GOAL OF THE EXERCISE:
Quote the data exactly, first line to the line containing "from matplotlib.ticker import FuncFormatter", with no pictures.

PROVIDED MATERIAL:
....
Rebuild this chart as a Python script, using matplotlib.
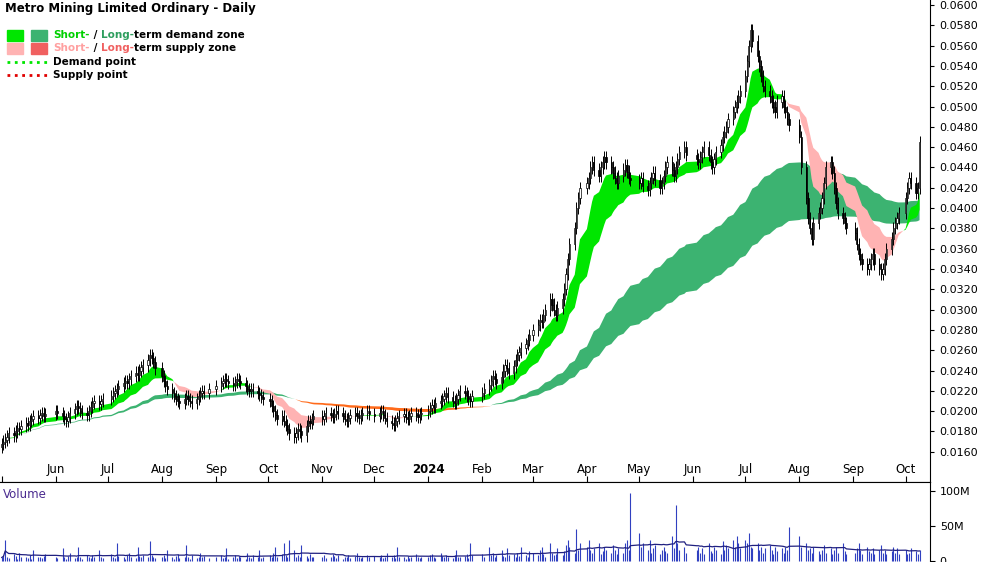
import numpy as np, pandas as pd
import matplotlib
matplotlib.use("Agg")
import matplotlib.pyplot as plt
import matplotlib.dates as mdates
from matplotlib.ticker import FuncFormatter

months = ["2023-05","2023-06","2023-07","2023-08","2023-09","2023-10","2023-11","2023-12",
          "2024-01","2024-02","2024-03","2024-04","2024-05","2024-06","2024-07","2024-08","2024-09","2024-10"]
closes = [
 [168,170,172,175,178,176,180,183,182,185,188,186,190,192,195,193,196,198,195,197],
 [200,198,195,192,190,194,198,202,205,203,200,198,196,200,204,208,210,207,210,212],
 [215,218,220,222,225,228,230,228,232,235,238,236,240,243,245,250,255,252,248,242],
 [235,230,225,222,218,215,212,210,208,212,215,212,210,208,212,215,218,220,218,222],
 [225,228,230,232,230,228,226,229,232,230,228,225,222,220,222,220,218,216,214,212],
 [210,205,200,196,192,195,190,186,182,178,175,178,182,180,176,185,190,188,192,195],
 [192,195,198,196,194,197,200,198,195,192,190,193,196,198,195,193,196,198,200,197],
 [195,198,200,196,193,190,188,186,190,193,195,197,194,192,195,198,196,194,197,198],
 [200,203,206,204,208,210,212,215,218,214,210,208,212,216,220,218,215,212,210,215],
 [218,222,226,230,235,232,228,234,240,245,242,238,244,250,255,258,262,266,270,275],
 [280,285,290,288,295,300,310,305,300,295,302,310,320,335,350,365,380,400,410,420],
 [425,430,440,445,438,432,440,445,450,445,440,435,430,425,432,438,442,436,430,428],
 [425,430,422,418,425,430,435,428,420,425,432,440,445,438,432,440,448,455,460,452],
 [448,445,450,455,460,452,445,440,448,455,462,470,475,480,488,495,500,505,510,515],
 [530,545,560,575,565,550,540,530,520,515,510,505,500,495,505,510,500,495,488,482],
 [470,440,410,390,380,370,385,395,400,410,425,440,445,435,420,405,395,390,385,380],
 [375,365,355,350,345,340,345,350,355,345,340,335,340,350,360,370,380,385,390,395],
 [410,420,430,425,415,420,465],
]
volumes = [
 [5,8,30,6,4,10,7,3,12,5,6,4,8,3,15,6,5,4,7,10],
 [6,4,18,5,3,7,12,4,5,20,6,3,8,5,4,9,6,15,5,4],
 [10,6,4,25,7,5,3,8,12,6,4,20,7,5,9,6,28,8,5,4],
 [6,9,4,15,5,3,7,10,4,6,22,5,3,8,4,6,12,5,7,4],
 [5,8,4,6,18,3,5,9,4,7,5,3,12,6,4,8,5,16,4,6],
 [8,5,12,20,6,10,25,8,5,30,15,6,9,5,22,7,4,10,6,5],
 [6,8,4,5,10,7,4,9,3,6,5,8,4,7,12,5,4,6,8,5],
 [7,5,9,4,6,12,5,8,4,20,6,5,3,7,4,6,10,5,4,6],
 [5,8,10,6,4,12,7,5,9,6,4,8,15,6,5,7,10,4,25,8],
 [10,6,20,8,12,5,9,15,7,6,18,8,10,5,12,7,20,9,6,14],
 [12,8,15,20,10,6,25,12,8,10,18,9,14,22,30,20,12,45,15,25],
 [20,30,15,12,18,25,10,14,20,16,12,22,15,10,18,12,25,30,15,96],
 [40,20,25,15,30,12,18,22,10,15,20,14,12,35,18,80,25,15,20,12],
 [15,20,12,18,10,25,14,12,20,16,10,28,15,22,18,30,20,35,25,18],
 [30,25,40,20,18,25,15,20,12,18,22,15,10,20,14,18,12,20,15,48],
 [35,20,25,15,18,12,20,14,10,16,22,12,18,10,15,20,12,25,14,10],
 [12,18,25,15,10,20,14,12,18,10,15,22,12,16,10,14,20,12,18,10],
 [15,10,12,18,14,10,16],
]

dates, c, v = [], [], []
for m, cl, vl in zip(months, closes, volumes):
    bd = pd.bdate_range(m + "-01", periods=len(cl))
    dates += list(bd); c += cl; v += vl
dates = pd.DatetimeIndex(dates)
c = np.array(c) / 10000.0
v = np.array(v) * 1e6
o = np.concatenate([[c[0] - 0.0003], c[:-1]])
h = np.maximum(o, c) + 0.0006
l = np.minimum(o, c) - 0.0006
s = pd.Series(c)
sf, ss = s.ewm(span=10).mean().values, s.ewm(span=25).mean().values
lf, ls = s.ewm(span=90).mean().values, s.ewm(span=170).mean().values

fig = plt.figure(figsize=(10, 5.62), dpi=100)
ax = fig.add_axes([0, 0.142, 0.93, 0.858])
av = fig.add_axes([0, 0.0, 0.93, 0.142], sharex=ax)
x = mdates.date2num(dates)

ax.fill_between(x, lf, ls, where=lf >= ls, color="#3cb371", lw=0, interpolate=True, zorder=1)
ax.fill_between(x, lf, ls, where=lf < ls, color="#ff6a1a", lw=0, interpolate=True, zorder=1)
ax.fill_between(x, sf, ss, where=sf >= ss, color="#00e600", lw=0, interpolate=True, zorder=2)
ax.fill_between(x, sf, ss, where=sf < ss, color="#ffb3b3", lw=0, interpolate=True, zorder=2)

ax.vlines(x, l, h, color="black", lw=0.7, zorder=3)
up = c >= o
bot = np.minimum(o, c); ht = np.maximum(np.abs(c - o), 0.00005)
ax.bar(x[up], ht[up], bottom=bot[up], width=0.7, color="white", edgecolor="black", lw=0.5, zorder=4)
ax.bar(x[~up], ht[~up], bottom=bot[~up], width=0.7, color="black", edgecolor="black", lw=0.5, zorder=4)

ax.set_ylim(0.0130, 0.0605)
ax.set_xlim(x[0] - 1, x[-1] + 6)
ax.yaxis.tick_right()
ax.set_yticks(np.arange(0.016, 0.0601, 0.002))
ax.yaxis.set_major_formatter(FuncFormatter(lambda val, p: f"{val:.4f}"))
ax.tick_params(axis="y", labelsize=8, direction="out", length=3)
ax.tick_params(axis="x", labelbottom=False, direction="in", length=4)
ax.xaxis.set_major_locator(mdates.MonthLocator())
for d in pd.date_range("2023-06-01", "2024-10-01", freq="MS"):
    lab = "2024" if d.month == 1 else d.strftime("%b")
    ax.text(mdates.date2num(d), 0.012, lab, ha="center", va="bottom", fontsize=8.5,
            fontweight="bold" if d.month == 1 else "normal", transform=ax.get_xaxis_transform())
for sp in ["top", "left"]:
    ax.spines[sp].set_visible(False)

ax.text(0.005, 0.995, "Metro Mining Limited Ordinary - Daily", transform=ax.transAxes,
        ha="left", va="top", fontsize=8.5, fontweight="bold")
def px(xp, yp):
    return (xp / 930.0, 1 - yp / 482.0)
for yy, c1, c2 in [(35, "#00e600", "#3cb371"), (48, "#ffb3b3", "#f06060")]:
    ax.add_patch(plt.Rectangle(px(7, yy + 6), 16 / 930, 11 / 482, color=c1, transform=ax.transAxes))
    ax.add_patch(plt.Rectangle(px(31, yy + 6), 16 / 930, 11 / 482, color=c2, transform=ax.transAxes))

def chain(yp, parts):
    kw = dict(fontsize=7.5, fontweight="bold", va="center", ha="left")
    t = ax.text(*px(53, yp), parts[0][0], color=parts[0][1], transform=ax.transAxes, **kw)
    for s_, col in parts[1:]:
        t = ax.annotate(s_, xy=(1, 0.5), xycoords=t, xytext=(0, 0), textcoords="offset points",
                        color=col, **kw)
chain(35, [("Short-", "#00d000"), (" / ", "black"), ("Long-", "#2e9e5e"), ("term demand zone", "black")])
chain(48, [("Short-", "#ffa0a0"), (" / ", "black"), ("Long-", "#f06060"), ("term supply zone", "black")])
ax.plot([7 / 930, 47 / 930], [1 - 62 / 482] * 2, transform=ax.transAxes, color="#00e600", ls=":", lw=2)
ax.plot([7 / 930, 47 / 930], [1 - 75 / 482] * 2, transform=ax.transAxes, color="#e00000", ls=":", lw=2)
chain(62, [("Demand point", "black")])
chain(75, [("Supply point", "black")])

av.vlines(x, 0, v, color="#3040c0", lw=0.8)
av.plot(x, pd.Series(v).rolling(20, min_periods=1).mean().values, color="#202080", lw=0.9)
av.set_ylim(-1.5e6, 1.12e8)
av.yaxis.tick_right()
av.set_yticks([0, 5e7, 1e8])
av.set_yticklabels(["0", "50M", "100M"])
av.tick_params(axis="y", labelsize=8)
av.tick_params(axis="x", labelbottom=False, length=0)
for sp in ["left", "bottom"]:
    av.spines[sp].set_visible(False)
av.text(0.003, 0.93, "Volume", transform=av.transAxes, ha="left", va="top", fontsize=8.5, color="#4b2c90")

fig.savefig("out.png", dpi=100)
....
EXPECTED ANSWER:
Rebuild this chart as a Python script, using matplotlib.
import numpy as np, pandas as pd
import matplotlib
matplotlib.use("Agg")
import matplotlib.pyplot as plt
import matplotlib.dates as mdates
from matplotlib.ticker import FuncFormatter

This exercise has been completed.